When a language with ad-hoc polymorphism (such as Java) compiles a call to Overload#demo(…)
, it sees the different overloads void demo(int)
and void demo(int, int)
as entirely different functions. To resolve the call, the compiler matches the call signature to the available overloads, and selects the best match. This can be re-implemented in a dynamic language by inspecting the number and types of arguments. When ad-hoc polymorphism is resolved based on argument types during runtime, this is actually more expressive than ad-hoc polymorphism, and might be called multi-methods instead.

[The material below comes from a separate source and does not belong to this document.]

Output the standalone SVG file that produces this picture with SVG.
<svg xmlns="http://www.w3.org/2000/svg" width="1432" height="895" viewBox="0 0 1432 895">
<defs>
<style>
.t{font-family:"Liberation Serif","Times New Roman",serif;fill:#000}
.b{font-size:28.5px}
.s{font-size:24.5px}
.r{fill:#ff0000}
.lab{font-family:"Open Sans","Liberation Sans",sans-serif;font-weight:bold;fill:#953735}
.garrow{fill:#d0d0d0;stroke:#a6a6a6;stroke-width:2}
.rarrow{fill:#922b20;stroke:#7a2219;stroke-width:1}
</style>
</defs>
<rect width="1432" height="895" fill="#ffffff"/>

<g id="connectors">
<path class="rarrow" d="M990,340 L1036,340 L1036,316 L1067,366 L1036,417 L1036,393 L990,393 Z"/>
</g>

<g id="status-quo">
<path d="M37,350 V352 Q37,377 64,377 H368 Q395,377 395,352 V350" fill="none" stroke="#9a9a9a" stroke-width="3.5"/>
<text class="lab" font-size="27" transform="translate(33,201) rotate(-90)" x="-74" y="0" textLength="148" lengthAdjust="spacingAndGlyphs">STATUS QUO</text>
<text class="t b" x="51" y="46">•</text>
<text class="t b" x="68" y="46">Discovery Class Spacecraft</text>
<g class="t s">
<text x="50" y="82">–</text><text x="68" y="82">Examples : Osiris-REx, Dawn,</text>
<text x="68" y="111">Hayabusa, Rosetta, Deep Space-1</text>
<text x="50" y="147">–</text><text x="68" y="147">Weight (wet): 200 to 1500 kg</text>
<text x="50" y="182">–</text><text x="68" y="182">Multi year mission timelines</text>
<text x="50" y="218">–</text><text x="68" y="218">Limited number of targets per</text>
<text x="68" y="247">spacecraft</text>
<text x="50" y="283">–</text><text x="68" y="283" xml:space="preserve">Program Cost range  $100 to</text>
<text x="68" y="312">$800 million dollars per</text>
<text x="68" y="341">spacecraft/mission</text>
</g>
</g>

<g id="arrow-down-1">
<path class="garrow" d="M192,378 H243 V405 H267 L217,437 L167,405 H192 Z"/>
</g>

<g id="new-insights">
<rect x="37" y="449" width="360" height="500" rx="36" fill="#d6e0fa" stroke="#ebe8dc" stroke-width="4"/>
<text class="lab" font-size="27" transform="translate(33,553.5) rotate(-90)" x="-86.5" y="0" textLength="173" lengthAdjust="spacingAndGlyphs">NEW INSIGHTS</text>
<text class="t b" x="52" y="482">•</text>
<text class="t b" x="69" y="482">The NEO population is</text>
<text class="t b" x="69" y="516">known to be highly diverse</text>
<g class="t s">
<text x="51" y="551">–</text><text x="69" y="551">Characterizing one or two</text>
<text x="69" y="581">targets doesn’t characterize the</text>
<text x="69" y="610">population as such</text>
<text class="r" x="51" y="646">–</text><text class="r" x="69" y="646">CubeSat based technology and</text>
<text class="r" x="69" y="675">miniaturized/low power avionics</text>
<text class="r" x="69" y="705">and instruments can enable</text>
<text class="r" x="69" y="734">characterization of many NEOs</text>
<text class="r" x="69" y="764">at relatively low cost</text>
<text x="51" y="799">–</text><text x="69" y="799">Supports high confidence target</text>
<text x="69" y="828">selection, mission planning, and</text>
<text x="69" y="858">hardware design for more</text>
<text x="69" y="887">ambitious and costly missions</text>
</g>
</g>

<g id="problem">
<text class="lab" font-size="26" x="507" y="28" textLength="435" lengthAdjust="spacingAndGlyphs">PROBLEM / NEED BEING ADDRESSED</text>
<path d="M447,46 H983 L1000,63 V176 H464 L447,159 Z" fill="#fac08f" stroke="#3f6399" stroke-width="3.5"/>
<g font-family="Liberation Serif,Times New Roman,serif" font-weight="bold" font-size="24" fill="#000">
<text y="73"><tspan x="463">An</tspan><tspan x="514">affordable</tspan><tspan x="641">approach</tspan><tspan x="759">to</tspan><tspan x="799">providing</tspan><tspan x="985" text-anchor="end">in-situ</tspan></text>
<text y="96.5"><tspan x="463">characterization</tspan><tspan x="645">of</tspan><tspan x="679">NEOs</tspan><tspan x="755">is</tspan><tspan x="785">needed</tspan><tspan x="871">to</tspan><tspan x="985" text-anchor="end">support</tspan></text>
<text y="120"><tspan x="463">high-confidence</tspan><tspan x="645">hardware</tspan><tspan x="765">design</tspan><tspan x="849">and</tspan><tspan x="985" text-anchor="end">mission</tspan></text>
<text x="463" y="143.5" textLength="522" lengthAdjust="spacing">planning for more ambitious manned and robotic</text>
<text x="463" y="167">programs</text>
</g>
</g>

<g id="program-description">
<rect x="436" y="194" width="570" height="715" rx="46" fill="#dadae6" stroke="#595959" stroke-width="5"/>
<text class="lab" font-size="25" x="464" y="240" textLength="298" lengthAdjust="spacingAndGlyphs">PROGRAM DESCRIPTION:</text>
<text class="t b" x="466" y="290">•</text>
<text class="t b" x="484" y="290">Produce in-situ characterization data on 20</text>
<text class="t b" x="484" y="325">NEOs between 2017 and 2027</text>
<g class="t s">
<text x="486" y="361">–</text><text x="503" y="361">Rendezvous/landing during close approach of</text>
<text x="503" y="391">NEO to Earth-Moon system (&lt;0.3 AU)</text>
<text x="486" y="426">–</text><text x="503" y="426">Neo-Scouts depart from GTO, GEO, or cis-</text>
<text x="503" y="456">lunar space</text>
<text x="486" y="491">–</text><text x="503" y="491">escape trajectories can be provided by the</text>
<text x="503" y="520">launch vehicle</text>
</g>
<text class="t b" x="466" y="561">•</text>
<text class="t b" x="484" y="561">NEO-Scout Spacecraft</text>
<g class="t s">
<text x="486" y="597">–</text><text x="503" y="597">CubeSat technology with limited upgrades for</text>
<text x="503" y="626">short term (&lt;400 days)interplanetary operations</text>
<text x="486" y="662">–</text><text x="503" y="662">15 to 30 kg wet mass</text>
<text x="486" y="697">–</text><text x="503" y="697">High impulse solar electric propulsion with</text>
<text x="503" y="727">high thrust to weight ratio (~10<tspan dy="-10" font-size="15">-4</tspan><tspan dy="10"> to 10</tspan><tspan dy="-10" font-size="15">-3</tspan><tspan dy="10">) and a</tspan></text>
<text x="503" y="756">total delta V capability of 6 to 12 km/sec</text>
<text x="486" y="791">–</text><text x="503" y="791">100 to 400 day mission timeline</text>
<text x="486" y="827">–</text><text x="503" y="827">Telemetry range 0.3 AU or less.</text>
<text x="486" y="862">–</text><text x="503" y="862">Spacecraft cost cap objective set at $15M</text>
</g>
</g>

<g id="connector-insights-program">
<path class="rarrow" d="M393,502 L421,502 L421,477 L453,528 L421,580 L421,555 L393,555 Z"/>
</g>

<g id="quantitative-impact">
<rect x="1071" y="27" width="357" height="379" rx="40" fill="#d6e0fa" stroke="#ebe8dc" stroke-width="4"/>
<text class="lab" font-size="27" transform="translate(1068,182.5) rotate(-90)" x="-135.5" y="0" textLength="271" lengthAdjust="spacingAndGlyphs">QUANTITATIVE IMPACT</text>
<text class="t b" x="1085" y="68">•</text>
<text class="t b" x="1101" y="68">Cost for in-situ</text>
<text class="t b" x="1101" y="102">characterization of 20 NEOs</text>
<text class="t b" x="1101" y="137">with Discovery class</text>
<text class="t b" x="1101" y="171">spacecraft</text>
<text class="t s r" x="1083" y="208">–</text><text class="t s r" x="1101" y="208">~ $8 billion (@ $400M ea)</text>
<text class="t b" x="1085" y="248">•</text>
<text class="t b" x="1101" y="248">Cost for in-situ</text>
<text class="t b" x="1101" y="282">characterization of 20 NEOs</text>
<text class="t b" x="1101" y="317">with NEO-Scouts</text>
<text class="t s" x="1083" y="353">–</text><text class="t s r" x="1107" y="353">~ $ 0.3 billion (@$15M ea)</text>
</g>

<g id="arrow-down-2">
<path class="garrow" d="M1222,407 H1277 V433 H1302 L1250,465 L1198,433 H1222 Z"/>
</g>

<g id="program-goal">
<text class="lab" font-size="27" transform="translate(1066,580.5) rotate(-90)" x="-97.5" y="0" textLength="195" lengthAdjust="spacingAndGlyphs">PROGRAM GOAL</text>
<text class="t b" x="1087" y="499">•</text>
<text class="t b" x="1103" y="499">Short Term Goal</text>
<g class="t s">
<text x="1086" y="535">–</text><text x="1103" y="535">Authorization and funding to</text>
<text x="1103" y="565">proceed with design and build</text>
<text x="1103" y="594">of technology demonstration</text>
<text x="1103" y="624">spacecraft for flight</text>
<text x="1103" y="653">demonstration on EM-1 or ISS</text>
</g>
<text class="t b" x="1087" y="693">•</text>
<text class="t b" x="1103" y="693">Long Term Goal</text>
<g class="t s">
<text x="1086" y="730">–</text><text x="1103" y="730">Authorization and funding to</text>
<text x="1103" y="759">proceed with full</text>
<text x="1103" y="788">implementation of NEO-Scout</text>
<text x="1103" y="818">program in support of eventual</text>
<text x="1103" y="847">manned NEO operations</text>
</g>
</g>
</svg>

But we don't need any fancy metaprogramming to get the equivalent of ad-hoc polymorphism. Instead, we can simply give a different name to each overload, and require the programmer to select the proper overload when writing the code. This is exactly equivalent to the stuff the Java compiler would be doing, although clearly more error prone. You actually see this sometime in C APIs where there might be a function something(int)
and something2(int, int)
where we have different numbers of arguments, or int atoi(const char*)
and double atof(const char*)
where we have different types. In your example, your interface might be implemented as Provider.payWithPayDetails(PayDetails)
instead of Provider.pay(PayDetails)
.
So if ad-hoc polymorphism is pretty much useless, why do languages have this feature? There are two main reason:
In Java, ad-hoc polymorphism allows us to simulate optional arguments, and to provide multiple constructors with different signatures. E.g. we could initialize a point from three numbers Point(double x, double y, double z)
, or as a copy constructor from another point Point(Point orig)
. In my experience, it would have been better for the language to provide actual optional arguments, and to suggest the use of suitably named static factory functions instead of overloading constructors. Note that PHP has real optional arguments, and no need to fake them via ad-hoc polymorphism.
Operator overloading would usually be implemented using ad-hoc polymorphism, since you can't give a different name to the same operator just to use it for different types. You wouldn't want to have +int
and +double
(though OCaml actually does that with +
and +.
operators, I think). In a wider sense, any function can be seen as an operator (or at least an operation) on some value. This comes in quite useful when writing generic code, e.g. with C++ templates (“argument-dependent lookup”) or Haskell's generics. Especially with Haskell, we might have dozens of definitions for a global function like fmap
, but this can be resolved during compilation to a single instance. However, this use case does not apply to Java where interfaces are the only mechanism to define abstract types.